GIVEN INFORMATION:

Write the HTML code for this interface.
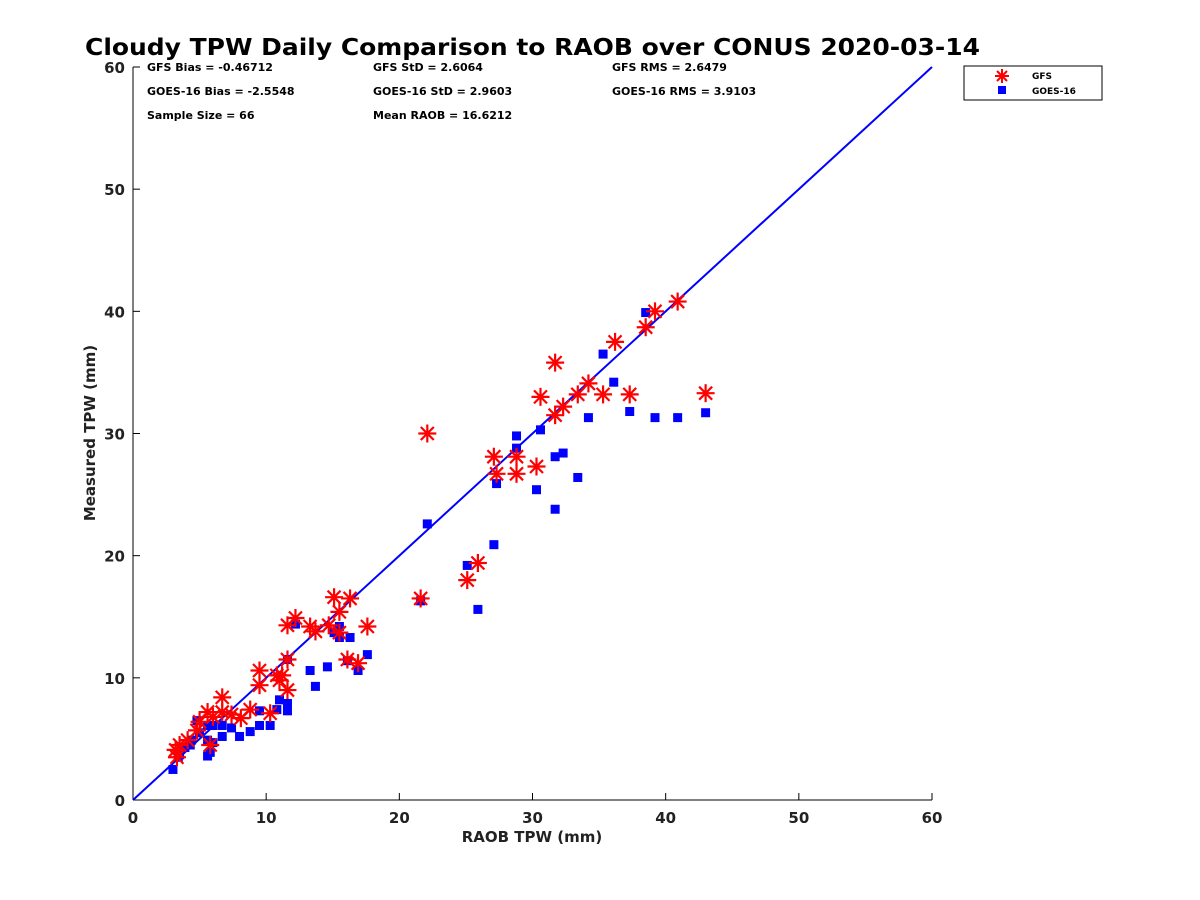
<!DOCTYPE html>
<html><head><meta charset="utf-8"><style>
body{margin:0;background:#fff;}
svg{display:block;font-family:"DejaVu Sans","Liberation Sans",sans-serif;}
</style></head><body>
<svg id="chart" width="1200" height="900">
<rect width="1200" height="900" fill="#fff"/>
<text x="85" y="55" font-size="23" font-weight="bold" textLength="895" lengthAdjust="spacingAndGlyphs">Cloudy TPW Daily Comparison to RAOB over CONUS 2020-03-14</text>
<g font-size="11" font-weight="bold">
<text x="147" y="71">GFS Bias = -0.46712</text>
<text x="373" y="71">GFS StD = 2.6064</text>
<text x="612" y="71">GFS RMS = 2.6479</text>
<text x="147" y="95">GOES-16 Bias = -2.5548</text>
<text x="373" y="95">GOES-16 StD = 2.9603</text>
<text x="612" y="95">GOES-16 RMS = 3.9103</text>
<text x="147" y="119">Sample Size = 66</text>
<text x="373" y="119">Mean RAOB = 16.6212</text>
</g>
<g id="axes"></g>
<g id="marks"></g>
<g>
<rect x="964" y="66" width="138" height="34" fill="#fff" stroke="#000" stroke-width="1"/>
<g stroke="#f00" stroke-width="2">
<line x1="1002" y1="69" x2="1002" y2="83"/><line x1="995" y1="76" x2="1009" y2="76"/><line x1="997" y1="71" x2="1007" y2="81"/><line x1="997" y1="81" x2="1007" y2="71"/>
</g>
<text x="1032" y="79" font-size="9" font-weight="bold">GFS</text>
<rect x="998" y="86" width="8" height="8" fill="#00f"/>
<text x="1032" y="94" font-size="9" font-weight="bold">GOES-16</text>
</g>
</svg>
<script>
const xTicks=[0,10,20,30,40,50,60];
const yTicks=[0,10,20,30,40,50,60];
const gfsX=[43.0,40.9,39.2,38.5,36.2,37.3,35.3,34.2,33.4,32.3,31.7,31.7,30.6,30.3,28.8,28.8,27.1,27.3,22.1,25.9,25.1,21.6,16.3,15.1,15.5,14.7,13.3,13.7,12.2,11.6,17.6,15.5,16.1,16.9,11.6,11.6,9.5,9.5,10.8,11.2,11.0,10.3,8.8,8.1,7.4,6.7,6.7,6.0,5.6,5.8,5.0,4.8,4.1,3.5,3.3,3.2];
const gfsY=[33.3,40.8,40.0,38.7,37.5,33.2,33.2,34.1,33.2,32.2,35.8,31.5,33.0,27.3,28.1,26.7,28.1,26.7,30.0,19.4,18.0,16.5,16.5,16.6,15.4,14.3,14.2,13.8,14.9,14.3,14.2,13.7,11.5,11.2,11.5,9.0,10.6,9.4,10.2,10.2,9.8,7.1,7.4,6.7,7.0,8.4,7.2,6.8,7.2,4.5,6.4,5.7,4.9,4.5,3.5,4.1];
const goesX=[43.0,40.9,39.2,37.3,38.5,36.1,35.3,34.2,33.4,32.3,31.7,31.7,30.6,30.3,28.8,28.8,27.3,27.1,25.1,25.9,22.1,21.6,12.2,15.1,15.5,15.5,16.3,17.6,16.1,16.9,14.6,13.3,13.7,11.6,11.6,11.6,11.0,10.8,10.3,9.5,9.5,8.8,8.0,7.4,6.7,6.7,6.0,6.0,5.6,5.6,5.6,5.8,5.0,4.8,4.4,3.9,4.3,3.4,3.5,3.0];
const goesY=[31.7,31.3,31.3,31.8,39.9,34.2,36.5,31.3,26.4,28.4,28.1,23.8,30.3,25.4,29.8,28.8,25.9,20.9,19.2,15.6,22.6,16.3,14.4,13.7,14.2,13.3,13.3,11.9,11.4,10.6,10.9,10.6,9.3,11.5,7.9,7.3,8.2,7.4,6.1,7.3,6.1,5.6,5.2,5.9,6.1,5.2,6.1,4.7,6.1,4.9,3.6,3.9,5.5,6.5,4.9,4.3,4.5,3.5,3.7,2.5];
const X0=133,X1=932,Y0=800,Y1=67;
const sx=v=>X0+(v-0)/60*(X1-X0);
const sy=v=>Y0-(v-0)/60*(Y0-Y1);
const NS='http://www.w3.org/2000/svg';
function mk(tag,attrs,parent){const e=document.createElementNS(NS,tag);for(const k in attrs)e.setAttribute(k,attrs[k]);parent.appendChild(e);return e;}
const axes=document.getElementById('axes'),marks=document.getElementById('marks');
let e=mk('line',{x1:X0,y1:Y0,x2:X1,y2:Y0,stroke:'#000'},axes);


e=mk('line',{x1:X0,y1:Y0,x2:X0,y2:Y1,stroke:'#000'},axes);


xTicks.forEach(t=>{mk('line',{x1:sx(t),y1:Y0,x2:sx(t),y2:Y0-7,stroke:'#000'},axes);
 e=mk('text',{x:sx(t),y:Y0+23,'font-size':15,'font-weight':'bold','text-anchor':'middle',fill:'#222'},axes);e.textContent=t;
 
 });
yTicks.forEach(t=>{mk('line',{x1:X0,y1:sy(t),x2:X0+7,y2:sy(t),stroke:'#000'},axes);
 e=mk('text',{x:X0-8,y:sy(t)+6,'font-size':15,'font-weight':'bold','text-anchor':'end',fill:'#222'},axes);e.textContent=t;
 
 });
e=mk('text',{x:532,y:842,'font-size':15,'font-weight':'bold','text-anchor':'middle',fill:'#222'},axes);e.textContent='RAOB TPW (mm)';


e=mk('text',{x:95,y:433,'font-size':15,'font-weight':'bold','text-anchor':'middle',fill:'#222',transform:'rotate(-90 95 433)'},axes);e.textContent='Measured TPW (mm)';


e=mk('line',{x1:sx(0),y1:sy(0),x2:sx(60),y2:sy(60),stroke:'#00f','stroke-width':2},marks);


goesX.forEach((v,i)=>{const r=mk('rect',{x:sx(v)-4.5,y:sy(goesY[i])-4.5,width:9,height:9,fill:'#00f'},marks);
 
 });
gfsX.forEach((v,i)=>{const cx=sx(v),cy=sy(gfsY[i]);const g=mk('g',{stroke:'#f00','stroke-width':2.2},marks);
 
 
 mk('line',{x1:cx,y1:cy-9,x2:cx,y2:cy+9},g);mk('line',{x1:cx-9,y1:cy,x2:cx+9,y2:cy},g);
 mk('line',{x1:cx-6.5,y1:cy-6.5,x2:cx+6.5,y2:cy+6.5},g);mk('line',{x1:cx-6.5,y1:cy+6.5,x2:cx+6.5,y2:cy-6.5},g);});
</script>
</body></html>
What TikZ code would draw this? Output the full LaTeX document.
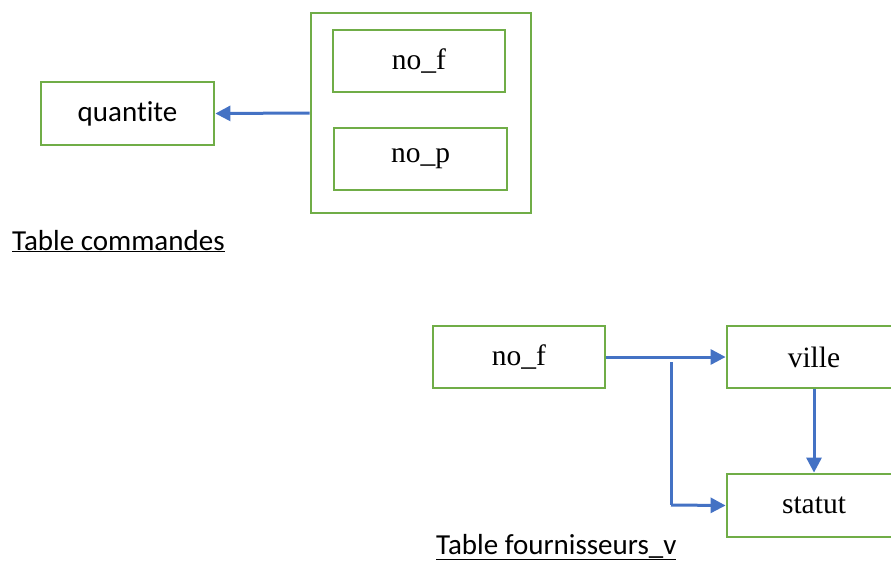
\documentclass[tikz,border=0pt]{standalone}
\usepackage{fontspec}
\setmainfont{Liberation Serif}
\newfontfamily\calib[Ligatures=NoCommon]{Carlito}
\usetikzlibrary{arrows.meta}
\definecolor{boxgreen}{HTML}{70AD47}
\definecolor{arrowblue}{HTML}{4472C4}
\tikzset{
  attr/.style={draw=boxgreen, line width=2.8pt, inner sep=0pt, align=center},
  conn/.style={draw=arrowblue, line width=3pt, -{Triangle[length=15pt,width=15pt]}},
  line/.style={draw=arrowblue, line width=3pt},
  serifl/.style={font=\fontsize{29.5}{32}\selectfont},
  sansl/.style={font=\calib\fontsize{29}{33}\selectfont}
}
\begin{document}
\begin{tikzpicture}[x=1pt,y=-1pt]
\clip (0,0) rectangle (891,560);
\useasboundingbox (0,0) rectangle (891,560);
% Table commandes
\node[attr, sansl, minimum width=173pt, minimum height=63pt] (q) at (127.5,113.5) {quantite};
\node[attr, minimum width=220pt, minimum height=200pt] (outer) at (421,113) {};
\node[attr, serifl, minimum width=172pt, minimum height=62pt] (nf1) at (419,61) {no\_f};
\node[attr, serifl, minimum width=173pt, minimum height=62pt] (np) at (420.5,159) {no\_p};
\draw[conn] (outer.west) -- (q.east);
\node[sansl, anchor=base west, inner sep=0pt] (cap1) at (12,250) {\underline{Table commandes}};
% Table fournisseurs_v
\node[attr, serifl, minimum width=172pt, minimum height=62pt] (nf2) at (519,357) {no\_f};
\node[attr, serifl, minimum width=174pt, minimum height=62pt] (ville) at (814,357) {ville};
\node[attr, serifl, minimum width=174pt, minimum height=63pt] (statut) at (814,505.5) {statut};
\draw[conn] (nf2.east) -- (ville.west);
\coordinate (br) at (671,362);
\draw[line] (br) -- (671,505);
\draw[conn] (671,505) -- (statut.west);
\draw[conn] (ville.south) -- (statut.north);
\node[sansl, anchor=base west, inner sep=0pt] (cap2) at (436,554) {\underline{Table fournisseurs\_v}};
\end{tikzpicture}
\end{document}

WHAT IS BEING ASKED:
Go through the records above, find every line with the word "this", and list those lines.

RESULT:
Write the HTML code for this interface.
What TikZ code would draw this? Output the full LaTeX document.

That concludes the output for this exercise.